>> start
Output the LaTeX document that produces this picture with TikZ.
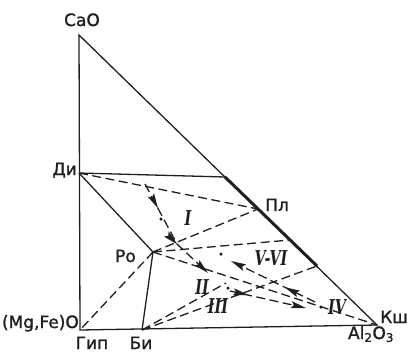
\documentclass[tikz,border=0pt]{standalone}
\usepackage{fontspec}
\usepackage{graphicx}
\setmainfont{DejaVu Sans}
\newfontfamily\labfont{DejaVu Sans}[FakeBold=1.3]
\newfontfamily\numfont{DejaVu Serif}
\usetikzlibrary{arrows.meta,decorations.markings}
\definecolor{ink}{gray}{0.12}
\newcommand\romlab[1]{\scalebox{0.7}[1]{\fontsize{20.5}{20.5}\numfont\bfseries\itshape #1}}
\begin{document}
\begin{tikzpicture}[x=1pt,y=-1pt,
  every node/.style={font=\fontsize{17}{17}\labfont, text=ink, inner sep=0pt},
  solidline/.style={draw=ink, line width=1.3pt},
  thickline/.style={draw=ink, line width=3pt},
  dashline/.style={draw=ink, line width=1.3pt, dash pattern=on 9pt off 4.5pt},
  traj/.style={draw=ink, line width=1.3pt, dash pattern=on 9pt off 4.5pt},
  tipstyle/.style={-{Stealth[length=15pt,width=7pt,inset=2.5pt]}},
  arrat/.style={postaction={decorate, decoration={markings, mark=at position #1 with {\pgfsetdash{}{0pt}\arrow[ink]{Stealth[length=15pt,width=7pt,inset=2.5pt]}}}}},
  dotnode/.style={circle, fill=ink, minimum size=3.5pt, inner sep=0pt}
]
\useasboundingbox (0,0) rectangle (407,357);
% vertices and points
\coordinate (A) at (79,35);
\coordinate (M) at (80,330);
\coordinate (K) at (377,325);
\coordinate (D) at (79,173);
\coordinate (T) at (225,177);
\coordinate (P) at (258,209);
\coordinate (E) at (317,266);
\coordinate (H) at (290,240);
\coordinate (R) at (153,252);
\coordinate (B) at (142,330);
\coordinate (J) at (226,283);
% trajectory points
\coordinate (S1) at (145,184);
\coordinate (G) at (177,244);
\coordinate (Q2) at (208,273);
\coordinate (S3) at (230,291);
\coordinate (Q4) at (306,308);
\coordinate (S5) at (315,302);
\coordinate (Q5) at (231,261);

% solid lines
\draw[solidline] (A) -- (M) -- (K) -- cycle;
\draw[solidline] (D) -- (T);
\draw[solidline] (D) -- (R) -- (B);
\draw[thickline] (T) -- (E);
% dashed tie lines
\draw[dashline] (D) -- (P);
\draw[dashline] (R) -- (P);
\draw[dashline] (R) -- (H);
\draw[dashline] (R) -- (M);
\draw[dashline] (R) -- (K);
\draw[dashline] (B) -- (E);
\draw[dashline] (B) -- (J);
% paths with arrows
\draw[traj, arrat=0.25, arrat=0.62, tipstyle] (S1) -- (G) -- (Q2);
\draw[traj, arrat=0.24, tipstyle] (S3) -- (Q4);
\draw[traj, arrat=0.36, tipstyle] (S5) -- (Q5);
% points
\node[dotnode] (pI) at (161,219) {};
\node[dotnode] (pV) at (221,254) {};
\node[dotnode] (pIII) at (228,288) {};
\node[dotnode] (pIV) at (321,307) {};
% labels
\node[anchor=base] (lCaO) at (82,26) {CaO};
\node[anchor=base east] (lDi) at (77,175) {Ди};
\node[anchor=base west] (lPl) at (265,211) {Пл};
\node[anchor=base east] (lRo) at (136,262) {Ро};
\node[anchor=base east] (lMg) at (79,328) {(Mg,Fe)O};
\node[anchor=base] (lGip) at (92,349) {Гип};
\node[anchor=base] (lBi) at (141,349) {Би};
\node[anchor=base west] (lKsh) at (380,323) {Кш};
\node[anchor=base] (lAl) at (371,339) {Al\textsubscript{2}O\textsubscript{3}};
% roman numerals
\node (nI) at (188,218) {\romlab{I}};
\node (nII) at (202,287) {\romlab{II}};
\node (nIII) at (218,306) {\romlab{III}};
\node (nIV) at (337,307) {\romlab{IV}};
\node (nV) at (271,258) {\romlab{V-VI}};
\end{tikzpicture}
\end{document}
>> end
▶ WHAT YOU NEED TO DO
Copy the material exactly. Do not include the pictures.

▶ WRITTEN SOLUTION
Output the LaTeX document that produces this picture with TikZ.
\documentclass[tikz,border=0pt]{standalone}
\usepackage{fontspec}
\usepackage{graphicx}
\setmainfont{DejaVu Sans}
\newfontfamily\labfont{DejaVu Sans}[FakeBold=1.3]
\newfontfamily\numfont{DejaVu Serif}
\usetikzlibrary{arrows.meta,decorations.markings}
\definecolor{ink}{gray}{0.12}
\newcommand\romlab[1]{\scalebox{0.7}[1]{\fontsize{20.5}{20.5}\numfont\bfseries\itshape #1}}
\begin{document}
\begin{tikzpicture}[x=1pt,y=-1pt,
  every node/.style={font=\fontsize{17}{17}\labfont, text=ink, inner sep=0pt},
  solidline/.style={draw=ink, line width=1.3pt},
  thickline/.style={draw=ink, line width=3pt},
  dashline/.style={draw=ink, line width=1.3pt, dash pattern=on 9pt off 4.5pt},
  traj/.style={draw=ink, line width=1.3pt, dash pattern=on 9pt off 4.5pt},
  tipstyle/.style={-{Stealth[length=15pt,width=7pt,inset=2.5pt]}},
  arrat/.style={postaction={decorate, decoration={markings, mark=at position #1 with {\pgfsetdash{}{0pt}\arrow[ink]{Stealth[length=15pt,width=7pt,inset=2.5pt]}}}}},
  dotnode/.style={circle, fill=ink, minimum size=3.5pt, inner sep=0pt}
]
\useasboundingbox (0,0) rectangle (407,357);
% vertices and points
\coordinate (A) at (79,35);
\coordinate (M) at (80,330);
\coordinate (K) at (377,325);
\coordinate (D) at (79,173);
\coordinate (T) at (225,177);
\coordinate (P) at (258,209);
\coordinate (E) at (317,266);
\coordinate (H) at (290,240);
\coordinate (R) at (153,252);
\coordinate (B) at (142,330);
\coordinate (J) at (226,283);
% trajectory points
\coordinate (S1) at (145,184);
\coordinate (G) at (177,244);
\coordinate (Q2) at (208,273);
\coordinate (S3) at (230,291);
\coordinate (Q4) at (306,308);
\coordinate (S5) at (315,302);
\coordinate (Q5) at (231,261);

% solid lines
\draw[solidline] (A) -- (M) -- (K) -- cycle;
\draw[solidline] (D) -- (T);
\draw[solidline] (D) -- (R) -- (B);
\draw[thickline] (T) -- (E);
% dashed tie lines
\draw[dashline] (D) -- (P);
\draw[dashline] (R) -- (P);
\draw[dashline] (R) -- (H);
\draw[dashline] (R) -- (M);
\draw[dashline] (R) -- (K);
\draw[dashline] (B) -- (E);
\draw[dashline] (B) -- (J);
% paths with arrows
\draw[traj, arrat=0.25, arrat=0.62, tipstyle] (S1) -- (G) -- (Q2);
\draw[traj, arrat=0.24, tipstyle] (S3) -- (Q4);
\draw[traj, arrat=0.36, tipstyle] (S5) -- (Q5);
% points
\node[dotnode] (pI) at (161,219) {};
\node[dotnode] (pV) at (221,254) {};
\node[dotnode] (pIII) at (228,288) {};
\node[dotnode] (pIV) at (321,307) {};
% labels
\node[anchor=base] (lCaO) at (82,26) {CaO};
\node[anchor=base east] (lDi) at (77,175) {Ди};
\node[anchor=base west] (lPl) at (265,211) {Пл};
\node[anchor=base east] (lRo) at (136,262) {Ро};
\node[anchor=base east] (lMg) at (79,328) {(Mg,Fe)O};
\node[anchor=base] (lGip) at (92,349) {Гип};
\node[anchor=base] (lBi) at (141,349) {Би};
\node[anchor=base west] (lKsh) at (380,323) {Кш};
\node[anchor=base] (lAl) at (371,339) {Al\textsubscript{2}O\textsubscript{3}};
% roman numerals
\node (nI) at (188,218) {\romlab{I}};
\node (nII) at (202,287) {\romlab{II}};
\node (nIII) at (218,306) {\romlab{III}};
\node (nIV) at (337,307) {\romlab{IV}};
\node (nV) at (271,258) {\romlab{V-VI}};
\end{tikzpicture}
\end{document}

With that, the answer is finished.